Track how many bytes match in each lexical comparison and don't check prefix bytes we know will match.

    • Type: Icon: Task Task
    • Resolution: Done
    • WT1.6.4
    • Affects Version/s: None
    • Component/s: None
    • None

      @michaelcahill, @agorrod:

      A change that went into Berkeley DB awhile back was to track how many bytes matched when searching through keys on a page, that is, if you're searching through a page for the user key "abXXX", where every key on the page has the prefix "ab", you quickly figure it out and start future comparisons 2 bytes into the strings.

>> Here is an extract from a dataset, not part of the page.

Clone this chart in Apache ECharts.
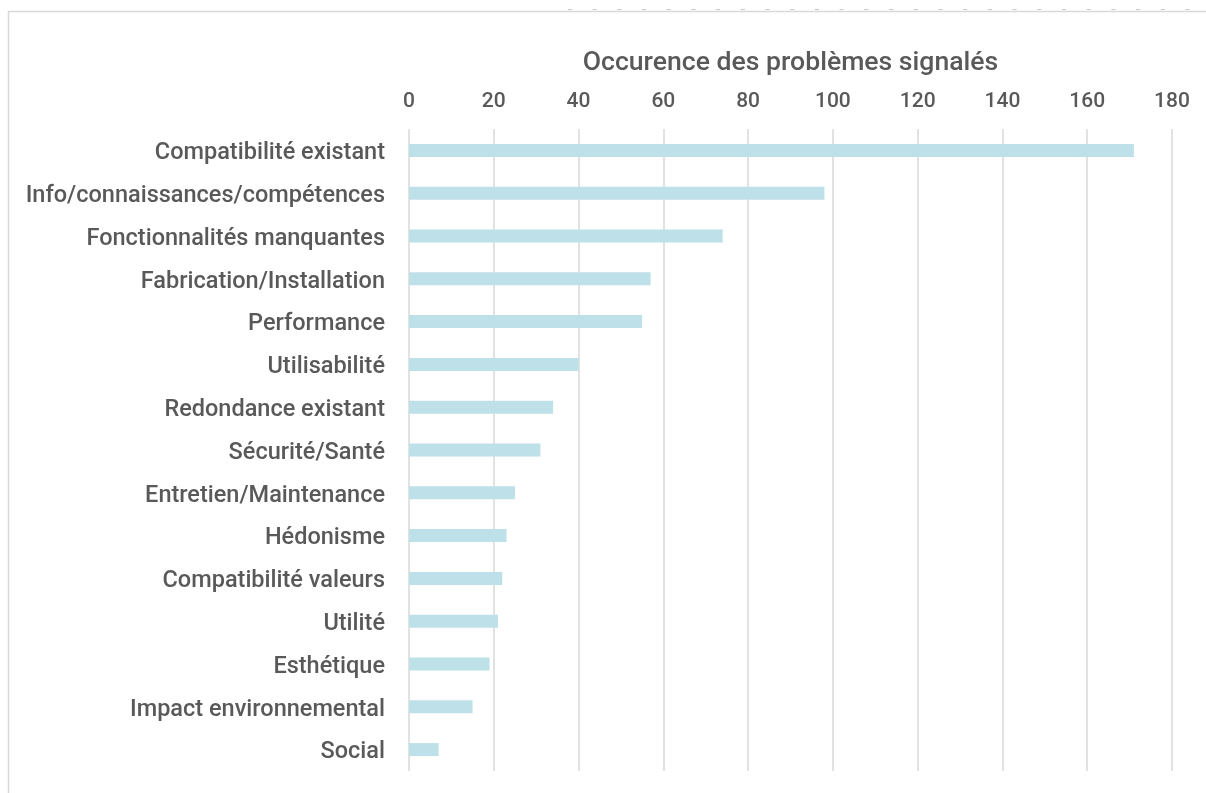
<!DOCTYPE html>
<html><head><meta charset="utf-8">
<script src="https://cdn.jsdelivr.net/npm/echarts@6/dist/echarts.min.js"></script>
<style>html,body{margin:0;padding:0;background:#fff}#c{width:1206px;height:793px}</style>
</head><body><div id="c"></div>
<script>
const categories = ["Compatibilité existant","Info/connaissances/compétences","Fonctionnalités manquantes","Fabrication/Installation","Performance","Utilisabilité","Redondance existant","Sécurité/Santé","Entretien/Maintenance","Hédonisme","Compatibilité valeurs","Utilité","Esthétique","Impact environnemental","Social"];
const values = [171,98,74,57,55,40,34,31,25,23,22,21,19,15,7];
const axisTitle = "Occurence des problèmes signalés";

const chart = echarts.init(document.getElementById('c'));
const font = "Roboto";
chart.setOption({
  animation:false,
  backgroundColor:'#fff',
  graphic:[
    {type:'rect',shape:{x:8.5,y:11.5,width:1300,height:900},style:{fill:'none',stroke:'#d9d9d9',lineWidth:1.5},silent:true},
    {type:'line',shape:{x1:568,y1:9.5,x2:1206,y2:9.5},style:{stroke:'#c8c8c8',lineWidth:1,lineDash:[4,20.7]},silent:true}
  ],
  grid:{left:409,right:34,top:129,bottom:22},
  xAxis:{type:'value',position:'top',min:0,max:180,interval:20,
    name:axisTitle,nameLocation:'middle',nameGap:52,
    nameTextStyle:{color:'#595959',fontSize:26.6,fontFamily:font,fontWeight:500},
    axisLabel:{color:'#595959',fontSize:21,fontFamily:font,fontWeight:500,margin:17},
    axisLine:{show:false},axisTick:{show:false},
    splitLine:{show:true,lineStyle:{color:'#d9d9d9',width:1.5}}},
  yAxis:{type:'category',data:categories,inverse:true,
    axisLine:{show:false},axisTick:{show:false},
    axisLabel:{margin:24,formatter:v=>'{a|'+v+'}',
      rich:{a:{color:'#595959',fontSize:23.5,fontFamily:font,fontWeight:500,padding:[6,0,0,0]}}}},
  series:[{type:'bar',data:values,barWidth:13,itemStyle:{color:'#bee0e8'}}]
});
</script></body></html>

      I wrote a test program that loads 5M records in sorted order, where the key is a 0-padded 10 character integer, preceded by some number of prefix bytes. So, the keys are 0000000001 to 0005000000, and then I add some number of prefix bytes, which would make the keys be something like abc0000000001 to abc0005000000. (Since all of the keys have at least 3 leading 0's, there are always 3 matching bytes.)

      The timed phase of the program is a WT_CURSOR.search call for every key in the table.

      Results from pixiebob:

       0 additional prefix bytes: old  5.88, new 5.83 (0.85%)
       5 additional prefix bytes: old  6.52, new 6.42 (1.53%)
      10 additional prefix bytes: old  6.96, new 6.81 (2.16%)
      20 additional prefix bytes: old  7.92, new 7.67 (3.16%)
      25 additional prefix bytes: old  8.57, new 8.22 (4.08%)
      50 additional prefix bytes: old 10.77, new 9.91 (7.99%)
      

      Obviously, it's no big deal if there aren't strings of prefix bytes, if someone stores URL's in a table, this will pay off.

      What I think is happening is that by starting the search further into the string we're avoiding some number of memory fetches – I can't imagine the number of comparisons we make matters.

      Probabilistically, even starting the search a few bytes into the string should mean we average fewer memory fetches to find the mismatched bytes, but I'm not sure if that's always true, based on what the compiler and/or hardware are doing with byte alignment. (I also asked fedorova if she could shed some light here.)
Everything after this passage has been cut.